This story was related to me  by a mother:

With the passing of Leader A recently, the teacher decided to discuss this issue in the 7 year old’s classroom. All of a sudden, the child asked this question,”Leader A is like our Jeidi master and now he is gone, left Obi-wan (Leader B)- will the clones wars happens?” While this question frustrated the teacher and parent who viewed his question seemed odd and even naive, I interpreted the questions that he was wondering now that Leader A was gone, he is curious to find out if there will be unrest with Leader B taking over. I had assumed that he was aware that any possible political situations his parents may have talked of. I checked with him by asking “What made you ask that question?” and found that I was spot on with my interpretation. The little boy was very happy that I managed to uncover his idea.

Sometimes, students and teachers who work with gifted students may find them scattered and disorganised. They ask the weirdest questions at the most inappropriate times. Why is that so? Most children find them so as their brains are busy building many connections to issues that they already know on hand.

Why did They ask this Question?

During a normal lesson, the lesson is usually sequential and most children are able to follow the teacher from one point of the lesson to the next. However, while most children are following a linear progression, this child was busy making connections with this issue to other things. They may use analogies, multiple perspectives or even heuristics of putting two and two together and forming their own judgement. Thus, while others move on – they ‘stay behind’ as they try to form their own connections with their ideas.

Thus,  when the child asks this “strange” question later on,  the  child’s comments does not seem to go in with the flow of the  class’ discussion. Some may even wonder why does this question even come about! It would seem as if the child is not following the discussion and be in dreamland. What should the teacher or parent do at this point?


RELATED: Synthetic Ability: Growing the Creative Thinker


How to Tackle the Issue

One common approach some teachers take is to merely answer the child’s question (or ignores his comment) and then moves on. This is not likely to work because the child is still trying to figure out the connection between the issue that was discussed with the  assurance of the teacher’s validity as an authority figure.
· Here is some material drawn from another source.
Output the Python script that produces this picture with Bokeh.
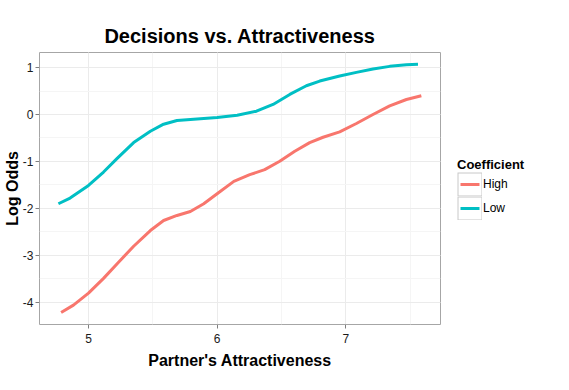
from bokeh.plotting import figure
from bokeh.layouts import row
from bokeh.models import (Range1d, SingleIntervalTicker, Legend, LegendItem, CustomJSTickFormatter)
from bokeh.embed import file_html
from bokeh.resources import INLINE

# ---- data ----
high_x = [4.787, 4.883, 5.000, 5.117, 5.221, 5.351, 5.481, 5.584, 5.688, 5.792, 5.896,
          6.000, 6.130, 6.254, 6.370, 6.487, 6.604, 6.720, 6.824, 6.953, 7.083, 7.212,
          7.342, 7.472, 7.588]
high_y = [-4.214, -4.057, -3.801, -3.488, -3.181, -2.804, -2.470, -2.256, -2.149, -2.064, -1.900,
          -1.687, -1.423, -1.281, -1.174, -0.996, -0.783, -0.598, -0.484, -0.370, -0.192, 0.000,
          0.185, 0.320, 0.399]
low_x = [4.766, 4.857, 5.000, 5.117, 5.221, 5.351, 5.481, 5.584, 5.688, 5.818, 6.000,
         6.156, 6.306, 6.435, 6.565, 6.694, 6.798, 6.953, 7.083, 7.212, 7.342, 7.472, 7.562]
low_y = [-1.900, -1.779, -1.509, -1.224, -0.940, -0.598, -0.356, -0.206, -0.128, -0.100, -0.064,
         -0.014, 0.071, 0.214, 0.427, 0.612, 0.712, 0.819, 0.897, 0.968, 1.025, 1.060, 1.068]
series_labels = ["High", "Low"]
series_colors = ["#F8766D", "#00BFC4"]

FONT = "Liberation Sans"

p = figure(width=445, height=390, output_backend="svg", toolbar_location=None,
           x_range=Range1d(4.619, 7.737), y_range=Range1d(-4.47, 1.32),
           min_border_left=39, min_border_right=5, min_border_top=52, min_border_bottom=66,
           title="Decisions vs. Attractiveness")

p.title.align = "center"
p.title.text_font = FONT
p.title.text_font_size = "20px"
p.title.text_font_style = "bold"
p.title.text_color = "#000000"
p.title.standoff = 12

p.background_fill_color = "white"
p.border_fill_color = "white"
p.outline_line_color = "#a6a6a6"
p.outline_line_width = 1

p.xaxis.ticker = SingleIntervalTicker(interval=1, num_minor_ticks=2)
p.yaxis.ticker = SingleIntervalTicker(interval=1, num_minor_ticks=2)
p.yaxis.formatter = CustomJSTickFormatter(code="return tick.toFixed(0);")
p.xaxis.formatter = CustomJSTickFormatter(code="return tick.toFixed(0);")

for ax in (p.xaxis, p.yaxis):
    ax.axis_line_color = None
    ax.major_tick_in = 0
    ax.major_tick_out = 4
    ax.major_tick_line_color = "#7f7f7f"
    ax.minor_tick_line_color = None
    ax.major_label_text_font = FONT
    ax.major_label_text_font_size = "12px"
    ax.major_label_text_color = "#1a1a1a"
    ax.axis_label_text_font = FONT
    ax.axis_label_text_font_size = "16px"
    ax.axis_label_text_font_style = "bold"
    ax.axis_label_text_color = "#000000"

p.xaxis.axis_label = "Partner's Attractiveness"
p.yaxis.axis_label = "Log Odds"
p.xaxis.major_label_standoff = 5
p.xaxis.axis_label_standoff = 6
p.yaxis.major_label_standoff = 2
p.yaxis.axis_label_standoff = -1

for g in (p.xgrid, p.ygrid):
    g.grid_line_color = "#ebebeb"
    g.grid_line_width = 1
    g.minor_grid_line_color = "#f5f5f5"
    g.minor_grid_line_width = 1

r_high = p.line(high_x, high_y, line_color=series_colors[0], line_width=3)
r_low = p.line(low_x, low_y, line_color=series_colors[1], line_width=3)

# ---- legend panel (ggplot-style keys: grey framed box with short coloured line) ----
lg = figure(width=124, height=390, output_backend="svg", toolbar_location=None,
            x_range=Range1d(0, 1), y_range=Range1d(0, 1),
            min_border=0, min_border_left=0, min_border_right=0,
            min_border_top=0, min_border_bottom=0)
lg.axis.visible = False
lg.grid.visible = False
lg.outline_line_color = None
lg.background_fill_color = "white"
lg.border_fill_color = "white"

items = []
for lab, col in zip(series_labels, series_colors):
    frame_r = lg.line(x=[0.5, 0.5], y=[0.5, 0.5], line_color="#c8c8c8", line_width=24,
                      visible=False)
    inner_r = lg.line(x=[0.5, 0.5], y=[0.5, 0.5], line_color="#ffffff", line_width=22,
                      line_dash="23 10", line_dash_offset=32, visible=False)
    key_r = lg.line(x=[0.5, 0.5], y=[0.5, 0.5], line_color=col, line_width=3,
                    line_dash="19 20", line_dash_offset=36, visible=False)
    items.append(LegendItem(label=lab, renderers=[frame_r, inner_r, key_r]))

legend = Legend(items=items, location=(12, 104), orientation="vertical",
                title="Coefficient", title_text_font=FONT, title_text_font_size="13px",
                title_text_font_style="bold", title_text_color="#000000", title_standoff=0,
                label_text_font=FONT, label_text_font_size="12px", label_text_color="#000000",
                label_standoff=1, glyph_width=25, glyph_height=24, spacing=0,
                padding=4, margin=0, border_line_color=None, background_fill_alpha=0)
lg.add_layout(legend)

open("out.html", "w").write(file_html(row(p, lg), INLINE))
Rather, ask the child “What made you ask this question?”  will be better because the child will be able to verbalise how he/she was making the connections. When they answer this question, they have to retrace their earlier steps by thinking aloud. If the teacher then clarifies that point, it will aid the child’s connections and thus, move forward quickly.

Yet one must note that this can happen even with students who are not gifted. Yet, this is a fabulous sign that the child is really making connections and is on the road to learning as a whole. This skill really enables the child to see that learning takes not take place in a compartmentalised environment but as part of a jigsaw puzzle of the world as a whole.